August 18, 2004

Victory Avenue is closed today

I was talking on the phone with a friend of mine in LA a few minutes ago and he uttered a surprisingly pertinent question. “Is it a metaphor that Victory Avenue in Los Angeles is closed?”

This is as good a point as any to start my post today. Sorry for not writing yesterday, but I’ve been pre-occupied with a job interview. I’m frustrated with the state of things in my life. A little under a year ago, I took a pretty hefty pay cut to get out of a bad work situation, only to throw myself into a bad economic situation with another bad work situation rapidly approaching.

It doesn’t look good for me. But I still have time to turn things around.

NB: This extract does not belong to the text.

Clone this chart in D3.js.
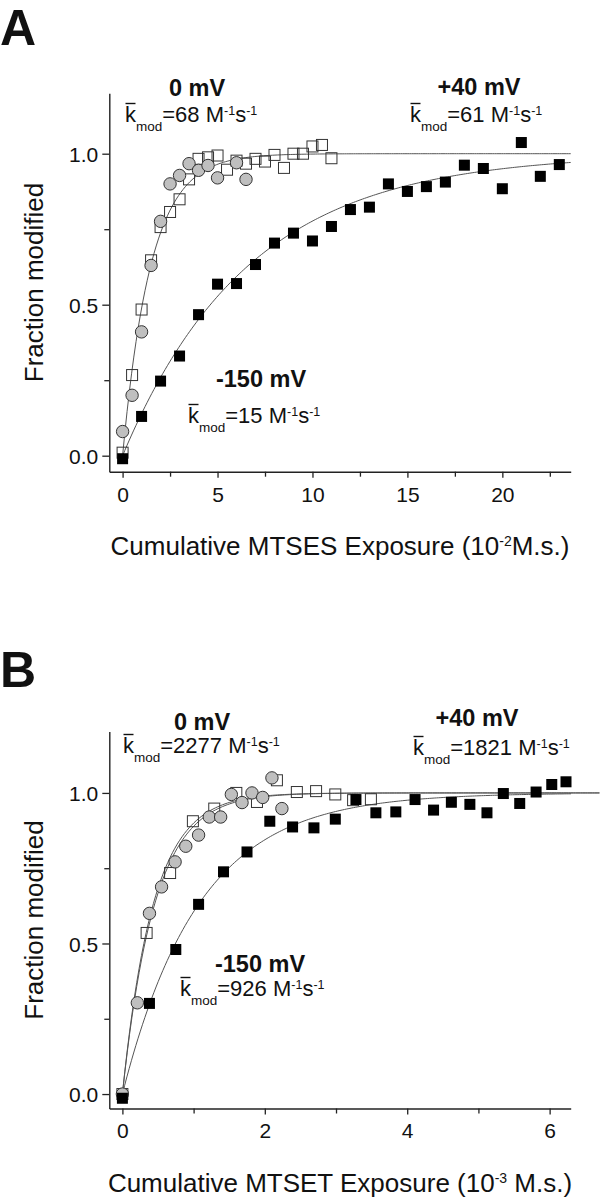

My job is not easy. Most people probably think that sales people are slimy, gold chain wearing used car hawkers. And to be honest, in my industry, most still can be classified as such; but I’d like to think I’m above that. Problem is, most people I come into contact with don’t give me a chance to prove it. The bulk of my job has to do with cold-calls, telephone or in-person visits to solicit business. Not easy when you work for a small relatively unknown company. I believe in the product I’m pushing, but having a hard time believing in myself lately. This is probably in direct relation to the amount of money I’m making. I’m not making enough to live comfortably, but the money is there to be made. So it’s a bit of a mind-fuck. The harder I work, the more chances to make more money. But I’m struggling so its hard to have enough faith in myself to do the job I’m being paid to do.

I have brief moments where I shine, but they are very brief and there is a wide gap between them. To tie this into the question posed above…

How do you get to drive on victory avenue if its closed?

Do I stay in an industry that I am familiar with, but not all that interested in, or do I try my hand at something new knowing it would be starting over in everything (including pay scale)?